Coverage, read with care, shows which areas are exercised automatically and which rely on manual exploration. Depth matters as much as breadth; branch and condition coverage are more informative than a single statement percentage, and mutation testing on critical modules can reveal whether tests are actually capable of catching faults. Cyclomatic complexity hints at effort to test and potential fragility. Defect density, defects per size of module or area, helps identify hotspots that need stronger tests or refactoring.

External or delivered product quality

These are the signals customers eventually feel. Testing aims to surface them before release. Practical metrics include defects by severity for the current release, defect escape rate to production, production incident counts tied to recent changes, and performance behavior under realistic load. Customer satisfaction and support patterns are outside strict “testing,” yet they close the loop on what testing missed and where to focus next.

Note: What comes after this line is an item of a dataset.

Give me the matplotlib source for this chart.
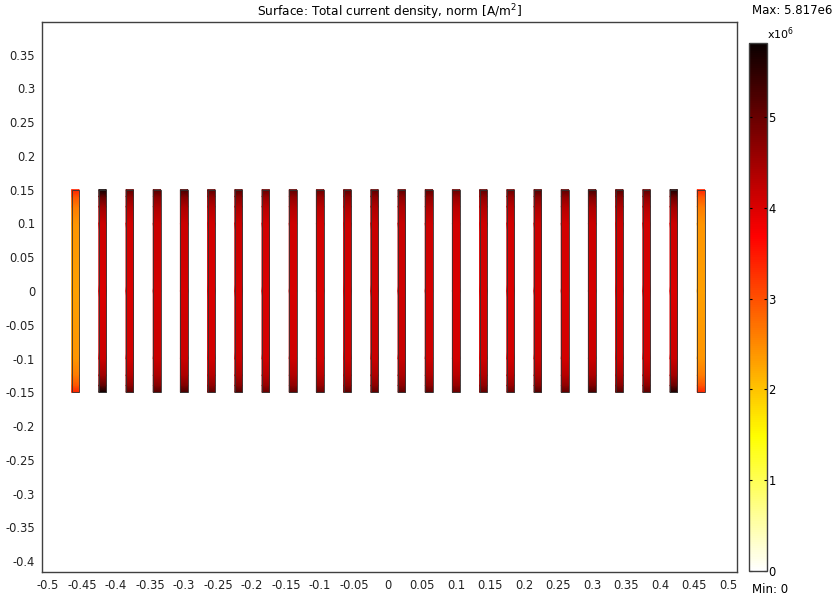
import numpy as np
import matplotlib.pyplot as plt
from matplotlib.patches import Rectangle

# Conductor bar centres (x, m) and extent
bar_x = [-0.46, -0.42, -0.38, -0.34, -0.30, -0.26, -0.22, -0.18, -0.14, -0.10, -0.06, -0.02,
         0.02, 0.06, 0.10, 0.14, 0.18, 0.22, 0.26, 0.30, 0.34, 0.38, 0.42, 0.46]
bar_width = 0.011
bar_y0, bar_y1 = -0.15, 0.15

# Current density (x1e6 A/m^2): middle of bar and at its ends
J_mid = [2.3, 4.0, 4.0, 4.05, 4.05, 4.0, 4.05, 4.0, 4.05, 4.0, 4.05, 4.1,
         4.1, 4.05, 4.0, 4.05, 4.0, 4.05, 4.0, 4.05, 4.05, 4.0, 4.0, 2.3]
J_end = [3.4, 5.8, 5.1, 5.2, 5.3, 5.1, 5.2, 5.0, 5.1, 5.0, 5.1, 5.1,
         5.1, 5.1, 5.0, 5.1, 5.0, 5.2, 5.1, 5.3, 5.2, 5.1, 5.7, 3.4]

# how much of the end value shows at each height along a bar
y_levels = [-0.15, -0.14, -0.125, -0.10, 0.0, 0.10, 0.125, 0.14, 0.15]
end_share = [1.0, 0.6, 0.3, 0.08, 0.0, 0.08, 0.3, 0.6, 1.0]

J_max = 5.817e6
x_ticks = [-0.5, -0.45, -0.4, -0.35, -0.3, -0.25, -0.2, -0.15, -0.1, -0.05, 0,
           0.05, 0.1, 0.15, 0.2, 0.25, 0.3, 0.35, 0.4, 0.45, 0.5]
y_ticks = [-0.4, -0.35, -0.3, -0.25, -0.2, -0.15, -0.1, -0.05, 0,
           0.05, 0.1, 0.15, 0.2, 0.25, 0.3, 0.35]
cbar_ticks = [0, 1, 2, 3, 4, 5]

plt.rcParams['font.family'] = ['DejaVu Sans']
fig = plt.figure(figsize=(8.35, 5.97), dpi=100)
ax = fig.add_axes([0.0503, 0.0419, 0.8323, 0.921])
cmap = plt.get_cmap('hot_r')

share = np.array(end_share)
for x, jm, je in zip(bar_x, J_mid, J_end):
    vals = (jm + (je - jm) * share) * 1e6
    X, Y = np.meshgrid([x - bar_width / 2, x + bar_width / 2], y_levels)
    Z = np.column_stack([vals, vals])
    mesh = ax.pcolormesh(X, Y, Z, shading='gouraud', cmap=cmap, vmin=0, vmax=J_max)
    ax.add_patch(Rectangle((x - bar_width / 2, bar_y0), bar_width, bar_y1 - bar_y0,
                           fill=False, edgecolor='#333333', linewidth=0.6))

ax.set_xlim(-0.509, 0.513)
ax.set_ylim(-0.416, 0.398)
ax.set_xticks(x_ticks)
ax.set_xticklabels(['%g' % t for t in x_ticks])
ax.set_yticks(y_ticks)
ax.set_yticklabels(['%g' % t for t in y_ticks])
ax.tick_params(length=0, labelsize=8.3, pad=5, colors='#222222')
for s in ax.spines.values():
    s.set_color('#404040')
    s.set_linewidth(1.0)
ax.set_title('Surface: Total current density, norm [A/m$^2$]', fontsize=8.7, pad=4)

# colour bar
cax = fig.add_axes([0.897, 0.0436, 0.0216, 0.8844])
cb = fig.colorbar(mesh, cax=cax, ticks=[t * 1e6 for t in cbar_ticks])
cb.ax.set_yticklabels([str(t) for t in cbar_ticks])
cb.ax.tick_params(direction='in', left=True, right=True, length=2.5, width=0.8,
                  labelsize=8.3, pad=1, colors='black')
cb.outline.set_edgecolor('#404040')
cb.outline.set_linewidth(1.0)
fig.text(0.918, 0.935, 'x10$^6$', fontsize=8)
fig.text(0.9, 0.982, 'Max: 5.817e6', fontsize=8.5, va='center')
fig.text(0.9, 0.013, 'Min: 0', fontsize=8.5, va='center')

fig.savefig('out.png', dpi=100)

Metrics that drive decisions

Track total discovered defects by severity and by origin, component, environment, or phase, along with time to discovery and time to resolution. A steady count is not necessarily bad; rising severe defects late in a cycle, clusters around a subsystem, or long time to fix are the red flags. Add a simple escape rate, issues discovered after release divided by total issues for that release, to see whether lab findings match field reality.

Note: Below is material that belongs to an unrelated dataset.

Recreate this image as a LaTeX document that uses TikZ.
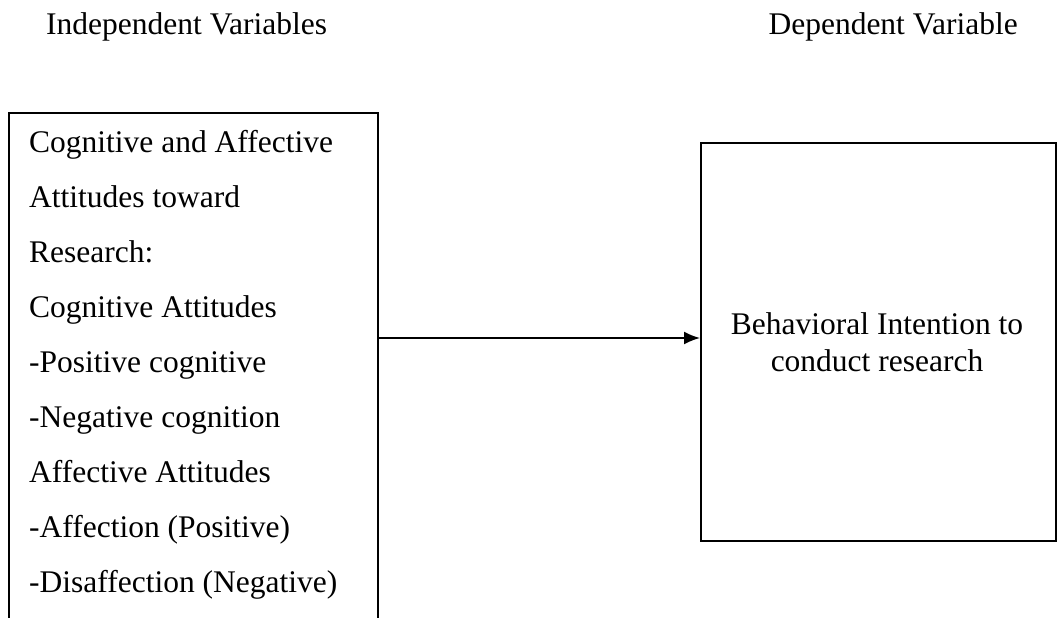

How you act: adjust test design toward the risky areas, increase exploratory sessions where scripted checks underperform, and include earlier non-functional validation when late performance or security defects appear.

Defect Removal Efficiency that you can improve

DRE = defects found before release divided by defects found before plus after release, for the same scope and time window. Trend DRE by component or feature, not just at the program level. When DRE dips, investigate gaps in test design, environment parity, or handoffs that delay execution. Improvements are often simple, earlier involvement on requirements, tighter acceptance criteria, and targeted automation on error-prone paths.

Coverage that reflects quality, not just quantity

Coverage helps when it points to risk. Focus on critical modules, business rules, and failure handling. Prefer a small set of high-value checks that exercise edge cases over chasing a single global percentage. When coverage rises and escapes do not fall, review test effectiveness with fault seeding or mutation on a small scope to see whether tests are actually capable of catching defects.

Performance behavior under expected load

Include p50 and p95 response time for the top journeys, throughput during expected peaks, and resource use in realistic conditions. These metrics belong in testing because they tell you whether the product will behave when adoption grows. When tails get long, look for recent changes, dependency behavior, or environment drift.

Support and satisfaction as external signals

Production-side indicators such as support contact volume, most frequent call drivers, and average handling time can reflect missed risks. Pair them with short satisfaction prompts in product and with qualitative feedback. When a theme repeats, trace it back into test design and acceptance criteria for the next cycle.

Putting metrics to work in your testing flow

Establish clear objectives

Write down the quality outcomes you intend to support with testing for this release. For example, reduce severe production defects in the onboarding flow, keep p95 response below a stated threshold, and maintain DRE above a defined target for the billing module. Objectives guide which metrics you collect and how you act on them.

Use consistent definitions and transparent math

Agree on severity definitions, what counts as a defect, how you measure coverage, and the window for DRE. Document formulas in the team space where anyone can see them. Consistency builds trust in the numbers and makes trends meaningful.

Integrate metrics into daily work

Run a short weekly session where the testing and product teams review the same compact set. Ask what changed, what it means, and what you will change in test design, environments, or acceptance criteria. Keep artifacts light, update a living test strategy and a small set of checklists that reflect the learning.

Leverage automation with intent

Automate where change is frequent and the signal is valuable, for example regression checks on core flows and performance smoke tests on critical endpoints. Keep manual exploration for new features, language and copy issues, and flows where human judgment finds what scripts miss. Let metrics inform where automation expands next.

Create feedback loops

Make sure external signals, escapes, incidents, satisfaction themes, and support drivers flow back into test plans and acceptance criteria. Close the loop with a brief note in the test strategy explaining the change, so lessons persist beyond individual contributors.

Avoiding common pitfalls

Chasing big numbers. High coverage and low defect counts can look good while risk moves elsewhere. Favor targeted measures tied to decisions over dashboard length.
Optimizing the metric instead of the outcome. When a single number becomes the target, people work the number. Rotate views and keep outcomes visible.
Averages that hide the experience. Medians can look fine while the slowest or most fragile ten percent drives complaints. Watch percentiles and distributions, and slice by device, browser, region, or tenant.
Local improvements that hurt journeys. A component metric can rise while end-to-end task success falls. Read metrics with the customer journey in mind.
Stale definitions. Products change; so should thresholds and event taxonomies. Review them on a steady cadence so the set reflects today’s risks.

A short example of the balanced approach

A mid-market SaaS team saw a rise in churn for small customers. Support themes pointed to failures in a self-serve import tool. Testing metrics showed healthy coverage and a low defect count for the module, yet DRE for that area was flat and time to resolve import bugs was long. A focused review found that tests barely touched large files and error recovery. The team added targeted performance checks on import sizes from field data, strengthened negative test design, and improved error messages. Over two releases, DRE for the import module rose, p95 import time dropped, escape rate fell, and support contacts on import declined. No single metric drove the change; the set worked because it was read together and tied to action.

The XBOSoft Perspective

We keep testing metrics grounded in decisions. Start with the outcomes your release must protect, then choose a small set of process, internal, and external indicators that answer concrete questions. Make the math and definitions transparent, keep environments honest for the paths that carry value, and review results on a steady rhythm with the people who can act. When a pattern appears in the field, we help teams trace it through test design and code to a specific change in practice, so the fix is durable and delivery stays calm.